When looking at an extended warranty, be sure to know the ins and outs of the coverage that is offered. Many times the coverage will be precisely laid out in their terms of service. Each individual component may have stipulations on which parts are covered and in which situation they are covered.
There are many moving parts to an extended warranty operation. It often consists of 3 or more parties, these being:
The buyer: The person purchasing the service contract.
The Administrator: The company that makes the calls and secures your business. They are also responsible for handling and paying claims. This will be your main point of contact when using your service contract.
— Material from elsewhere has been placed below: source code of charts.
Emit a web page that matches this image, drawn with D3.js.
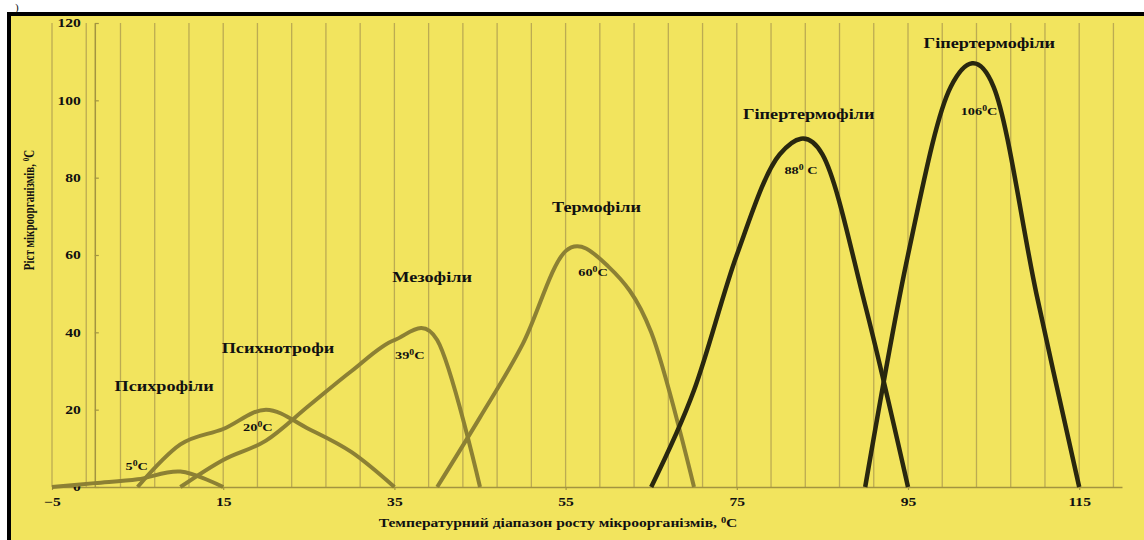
<!DOCTYPE html>
<html>
<head>
<meta charset="utf-8">
<script src="https://cdn.jsdelivr.net/npm/d3@7"></script>
<style>
  body { margin: 0; background: #fff; }
  text { font-family: "Liberation Serif", "DejaVu Serif", serif; font-weight: bold; fill: #111; }
</style>
</head>
<body>
<svg id="chart"></svg>
<script>
"use strict";

// temperature (x) and growth (y) for each group of microorganisms
const groupNames = ["Психрофіли", "Психнотрофи", "Мезофіли", "Термофіли", "Гіпертермофіли", "Гіпертермофіли"];
const optimumText = ["5", "20", "39", "60", "88", "106"];

const tempPsychro = [-5, 0, 5, 10, 15];
const growPsychro = [0, 1, 2, 4, 0];

const tempPsychrotroph = [5, 10, 15, 20, 25, 30, 35];
const growPsychrotroph = [0, 11, 15, 20, 15, 9, 0];

const tempMeso = [10, 15, 20, 25, 30, 35, 40, 45];
const growMeso = [0, 7, 12, 21, 30, 38, 38, 0];

const tempThermo = [40, 45, 50, 55, 60, 65, 70];
const growThermo = [0, 18, 37, 61, 57, 40, 0];

const tempHyper1 = [65, 70, 75, 80, 85, 90, 95];
const growHyper1 = [0, 25, 60, 86, 86, 47, 0];

const tempHyper2 = [90, 95, 100, 105, 110, 115];
const growHyper2 = [0, 60, 103.5, 103.5, 50, 0];

// label anchors in data units (temperature, growth)
const nameAt = [[8.1, 24.8], [21.4, 34.7], [39.4, 53], [58.6, 71.2], [83.4, 95.2], [104.5, 113.6]];
const optimumAt = [[4.9, 4.4], [19.05, 14.5], [36.8, 33.1], [58.2, 54.6], [82.5, 81], [103.3, 96.2]];

const xTicks = [-5, 15, 35, 55, 75, 95, 115];
const yTicks = [0, 20, 40, 60, 80, 100, 120];

const series = [
  { x: tempPsychro, y: growPsychro, dark: false },
  { x: tempPsychrotroph, y: growPsychrotroph, dark: false },
  { x: tempMeso, y: growMeso, dark: false },
  { x: tempThermo, y: growThermo, dark: false },
  { x: tempHyper1, y: growHyper1, dark: true },
  { x: tempHyper2, y: growHyper2, dark: true }
];

const W = 1144, H = 540;
const SX = 1.3; // the source picture is stretched sideways
const olive = "#8c8034", dark = "#29270f", grid = "#bcab52";

const svg = d3.select("#chart").attr("width", W).attr("height", H);

svg.append("rect").attr("width", W).attr("height", H).attr("fill", "#fff");
svg.append("rect")
  .attr("x", 9).attr("y", 14).attr("width", W + 20).attr("height", H + 20)
  .attr("fill", "#f2e45e").attr("stroke", "#000").attr("stroke-width", 4);

// caption mark at the top left
svg.append("text").attr("x", 15).attr("y", 11).attr("font-size", 11).style("font-weight", "normal").text(")");

const x = d3.scaleLinear().domain([-5, 120]).range([52, 1122]);
const y = d3.scaleLinear().domain([0, 120]).range([487, 23]);

// vertical gridlines every 4 degrees
svg.append("g").selectAll("line")
  .data(d3.range(-5, 120, 4))
  .join("line")
  .attr("x1", d => x(d)).attr("x2", d => x(d))
  .attr("y1", y(120)).attr("y2", y(0))
  .attr("stroke", grid).attr("stroke-width", 1.3);

// axes
const xAxis = svg.append("g")
  .attr("transform", `translate(0,${y(0)})`)
  .call(d3.axisBottom(x).tickValues(xTicks).tickSizeInner(3).tickSizeOuter(0).tickPadding(7));
const yAxis = svg.append("g")
  .attr("transform", `translate(${x(0)},0)`)
  .call(d3.axisLeft(y).tickValues(yTicks).tickSizeInner(-4).tickSizeOuter(0).tickPadding(14));

[xAxis, yAxis].forEach(a => {
  a.select(".domain").attr("stroke", "#a39440").attr("stroke-width", 1.5);
  a.selectAll(".tick line").attr("stroke", "#a39440").attr("stroke-width", 1.2);
  a.selectAll(".tick text")
    .attr("font-size", 12)
    .attr("fill", "#111")
    .style("font-family", "Liberation Serif, serif")
    .style("font-weight", "bold");
});
xAxis.selectAll(".tick text").each(function () {
  const t = d3.select(this);
  const ty = +t.attr("y");
  t.attr("transform", `translate(0,${ty}) scale(${SX},1) translate(0,${-ty})`);
});
yAxis.selectAll(".tick text").each(function () {
  const t = d3.select(this);
  const tx = +t.attr("x");
  t.attr("transform", `translate(${tx},0) scale(${SX},1) translate(${-tx},0)`);
});

// curves
const line = d3.line().x(d => x(d[0])).y(d => y(d[1])).curve(d3.curveCardinal.tension(0));
svg.append("g").selectAll("path")
  .data(series)
  .join("path")
  .attr("d", s => line(s.x.map((v, i) => [v, s.y[i]])))
  .attr("fill", "none")
  .attr("stroke", s => s.dark ? dark : olive)
  .attr("stroke-width", s => s.dark ? 4.5 : 4)
  .attr("stroke-linejoin", "round");

// stretched text helper
function wideText(px, py, size) {
  return svg.append("text")
    .attr("transform", `translate(${px},${py}) scale(${SX},1)`)
    .attr("text-anchor", "middle")
    .attr("font-size", size);
}

// group names
groupNames.forEach((name, i) => {
  wideText(x(nameAt[i][0]), y(nameAt[i][1]), 14).text(name);
});

// optimum temperatures with a small raised degree mark
optimumText.forEach((t, i) => {
  const el = wideText(x(optimumAt[i][0]), y(optimumAt[i][1]), 11);
  el.append("tspan").text(t);
  el.append("tspan").attr("font-size", 7.5).attr("dy", -4).text("0");
  el.append("tspan").attr("dy", 4).text(i === 4 ? " C" : "C");
});

// axis titles
const xt = wideText(558, 527, 12);
xt.append("tspan").text("Температурний  діапазон росту мікроорганізмів, ");
xt.append("tspan").attr("font-size", 8).attr("dy", -4).text("0");
xt.append("tspan").attr("dy", 4).text("С");

const yt = svg.append("text")
  .attr("transform", `translate(34,210) scale(1.25,1) rotate(-90)`)
  .attr("text-anchor", "middle")
  .attr("font-size", 11);
yt.append("tspan").text("Ріст мікроорганізмів, ");
yt.append("tspan").attr("font-size", 7).attr("dy", -4).text("0");
yt.append("tspan").attr("dy", 4).text("С");
</script>
</body>
</html>
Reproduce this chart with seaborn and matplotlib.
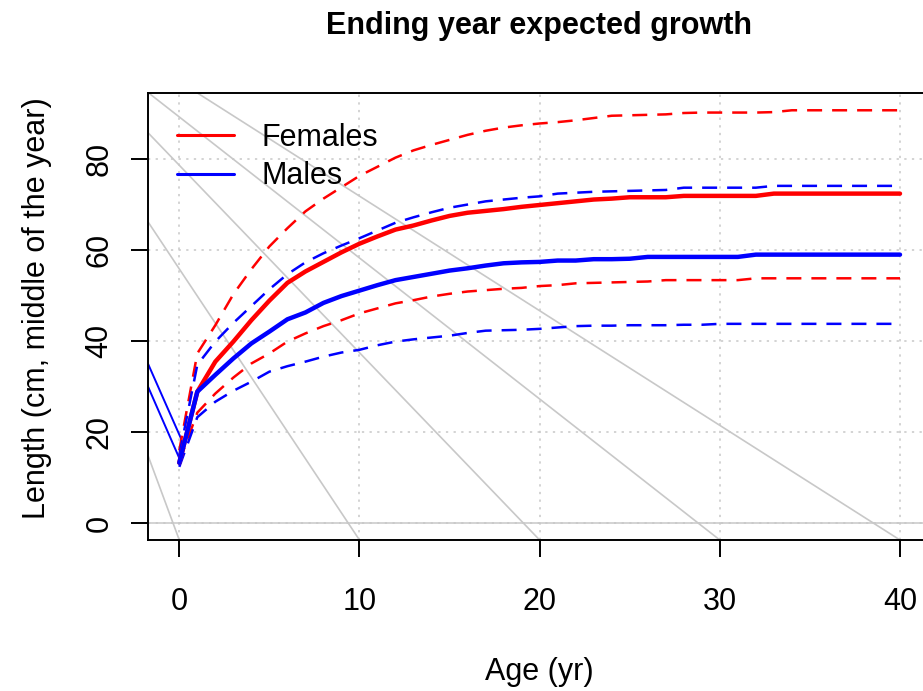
import matplotlib
matplotlib.use("Agg")
import matplotlib.pyplot as plt
import seaborn as sns
from matplotlib.lines import Line2D

# ---- growth curves (length at age, cm) ----
ages = list(range(41))

female_mean = [13.3, 28.9, 35.5, 39.9, 44.6, 48.9, 52.8, 55.3, 57.4, 59.5,
               61.4, 63.0, 64.5, 65.4, 66.5, 67.5, 68.2, 68.6, 69.0, 69.5,
               69.9, 70.3, 70.7, 71.1, 71.3, 71.6, 71.6, 71.6, 71.9, 71.9,
               71.9, 71.9, 71.9, 72.4, 72.4, 72.4, 72.4, 72.4, 72.4, 72.4,
               72.4]
female_hi = [16.0, 37.3, 43.5, 50.3, 55.8, 60.8, 64.8, 68.5, 71.3, 73.8,
             76.3, 78.3, 80.3, 81.9, 83.1, 84.2, 85.3, 86.2, 86.9, 87.4,
             87.8, 88.1, 88.5, 89.0, 89.5, 89.6, 89.7, 89.8, 90.1, 90.2,
             90.2, 90.2, 90.2, 90.3, 90.7, 90.7, 90.7, 90.7, 90.7, 90.7,
             90.7]
female_lo = [13.5, 24.3, 28.5, 32.0, 35.1, 37.3, 39.9, 41.7, 43.3, 44.6,
             46.1, 47.2, 48.3, 49.0, 49.8, 50.4, 50.9, 51.2, 51.5, 51.7,
             52.1, 52.3, 52.7, 52.8, 52.9, 53.0, 53.1, 53.4, 53.4, 53.4,
             53.4, 53.4, 53.8, 53.8, 53.8, 53.8, 53.8, 53.8, 53.8, 53.8,
             53.8]

male_mean = [13.3, 28.9, 32.6, 36.2, 39.5, 42.1, 44.8, 46.3, 48.4, 49.9,
             51.1, 52.3, 53.4, 54.1, 54.8, 55.5, 56.0, 56.6, 57.1, 57.3,
             57.4, 57.7, 57.7, 58.0, 58.0, 58.1, 58.5, 58.5, 58.5, 58.5,
             58.5, 58.5, 59.0, 59.0, 59.0, 59.0, 59.0, 59.0, 59.0, 59.0,
             59.0]
male_hi = [15.0, 34.8, 39.9, 44.0, 47.7, 51.4, 54.7, 57.3, 59.3, 61.0,
           62.6, 64.3, 66.0, 67.2, 68.3, 69.3, 70.0, 70.7, 71.1, 71.5,
           71.8, 72.4, 72.6, 72.8, 72.9, 73.0, 73.1, 73.2, 73.7, 73.7,
           73.7, 73.7, 73.7, 74.1, 74.1, 74.1, 74.1, 74.1, 74.1, 74.1,
           74.1]
male_lo = [12.4, 23.3, 26.7, 29.1, 31.1, 33.3, 34.5, 35.5, 36.6, 37.5,
           38.1, 39.1, 39.9, 40.4, 40.8, 41.2, 41.8, 42.3, 42.4, 42.5,
           42.7, 43.0, 43.3, 43.4, 43.4, 43.5, 43.5, 43.5, 43.6, 43.6,
           43.8, 43.8, 43.8, 43.8, 43.8, 43.8, 43.8, 43.8, 43.8, 43.8,
           43.8]

# short male segments entering from the left of the age range
male_pre_x = [[-2.0, 0.13], [-2.0, 0.0]]
male_pre_y = [[37.4, 18.3], [32.4, 14.3]]

# light reference diagonals (start point, end point)
diag_x0 = [-1.72, -1.72, -1.72, -1.72, 0.98]
diag_y0 = [14.7, 66.1, 85.7, 94.56, 94.56]
diag_x1 = [0, 10, 20, 30, 40]
diag_y1 = [-3.67, -3.67, -3.67, -3.67, -3.67]

x_ticks = [0, 10, 20, 30, 40]
y_ticks = [0, 20, 40, 60, 80]
legend_labels = ["Females", "Males"]

title = "Ending year expected growth"
x_label = "Age (yr)"
y_label = "Length (cm, middle of the year)"

# ---- styling ----
sns.set_style("white")
plt.rcParams["font.family"] = ["Liberation Sans", "DejaVu Sans"]
plt.rcParams["text.color"] = "black"
plt.rcParams["axes.labelcolor"] = "black"
plt.rcParams["xtick.color"] = "black"
plt.rcParams["ytick.color"] = "black"

W, H = 923, 691
fig = plt.figure(figsize=(W / 100, H / 100), dpi=100)
left_px, right_px, top_px, bottom_px = 148.3, 930.0, 92.7, 540.0
ax = fig.add_axes([left_px / W, 1 - bottom_px / H,
                   (right_px - left_px) / W, (bottom_px - top_px) / H])

ax.set_xlim(-1.7205, 41.665)
ax.set_ylim(-3.667, 94.56)

light = "#c8c8c8"
dotted = (0, (1.5, 3.5))

# dotted grid at the tick positions and a solid zero line
for xv in x_ticks:
    ax.axvline(xv, color=light, lw=1.1, ls=dotted, zorder=1)
for yv in y_ticks:
    ax.axhline(yv, color=light, lw=1.1, ls=dotted, zorder=1)
ax.axhline(0, color=light, lw=1.1, zorder=1)

for x0, y0, x1, y1 in zip(diag_x0, diag_y0, diag_x1, diag_y1):
    ax.plot([x0, x1], [y0, y1], color=light, lw=1.2, zorder=1)

# male lead-in segments
for xs, ys in zip(male_pre_x, male_pre_y):
    sns.lineplot(x=xs, y=ys, ax=ax, color="blue", linewidth=1.4, sort=False)

dash = (0, (6, 4))
sns.lineplot(x=ages, y=female_hi, ax=ax, color="red", linewidth=1.8, linestyle=dash)
sns.lineplot(x=ages, y=female_lo, ax=ax, color="red", linewidth=1.8, linestyle=dash)
sns.lineplot(x=ages, y=male_hi, ax=ax, color="blue", linewidth=1.8, linestyle=dash)
sns.lineplot(x=ages, y=male_lo, ax=ax, color="blue", linewidth=1.8, linestyle=dash)
sns.lineplot(x=ages, y=female_mean, ax=ax, color="red", linewidth=3.2)
sns.lineplot(x=ages, y=male_mean, ax=ax, color="blue", linewidth=3.2)

# axes frame and ticks
for sp in ax.spines.values():
    sp.set_visible(True)
    sp.set_color("black")
    sp.set_linewidth(1.4)

ax.set_xticks(x_ticks)
ax.set_yticks(y_ticks)
ax.tick_params(axis="both", direction="out", length=12.2, width=1.4,
               color="black", labelsize=22, labelcolor="black")
ax.tick_params(axis="x", pad=21.5, bottom=True)
ax.tick_params(axis="y", pad=12.2, left=True, labelrotation=90)
for t in ax.yaxis.get_major_ticks():
    t.label1.set_verticalalignment("center")

ax.set_title(title, fontsize=22, fontweight="bold", pad=42.3, color="black")
ax.set_xlabel(x_label, fontsize=22, color="black")
ax.xaxis.set_label_coords(0.5, -0.2607)
ax.set_ylabel(y_label, fontsize=22, color="black")
ax.yaxis.set_label_coords(-0.1238, 0.518)

handles = [Line2D([], [], color="red", lw=2.2),
           Line2D([], [], color="blue", lw=2.2)]
leg = ax.legend(handles, legend_labels, loc="upper left",
                bbox_to_anchor=(0.0363, 0.9325), frameon=False, fontsize=22,
                handlelength=1.87, handletextpad=0.91, labelspacing=0.28,
                borderpad=0, borderaxespad=0)
for txt in leg.get_texts():
    txt.set_color("black")

fig.savefig("out.png", dpi=100)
The Underwriter/Insurace Company: The company that ensures all extended warranty agreements are financially guaranteed even if the administrator were to go belly up. Typically an extended warranty provider must be backed by one of these companies by law, however in many states warranties do not fall under the umbrella of “insurance” and therefore do not have to have this guarantor. A good mark of a company is one that can promote it’s qualified underwriting.
If you are planning on purchasing an extended RV warranty, be sure that you are fully versed in the scope of your service contract. Be aware that your coverage will not be a blanket that takes care of everything; however it will take care of exactly what is specified in the service contract. The best possible way to use an extended RV warranty is to keep your expectations within the scope of your agreement.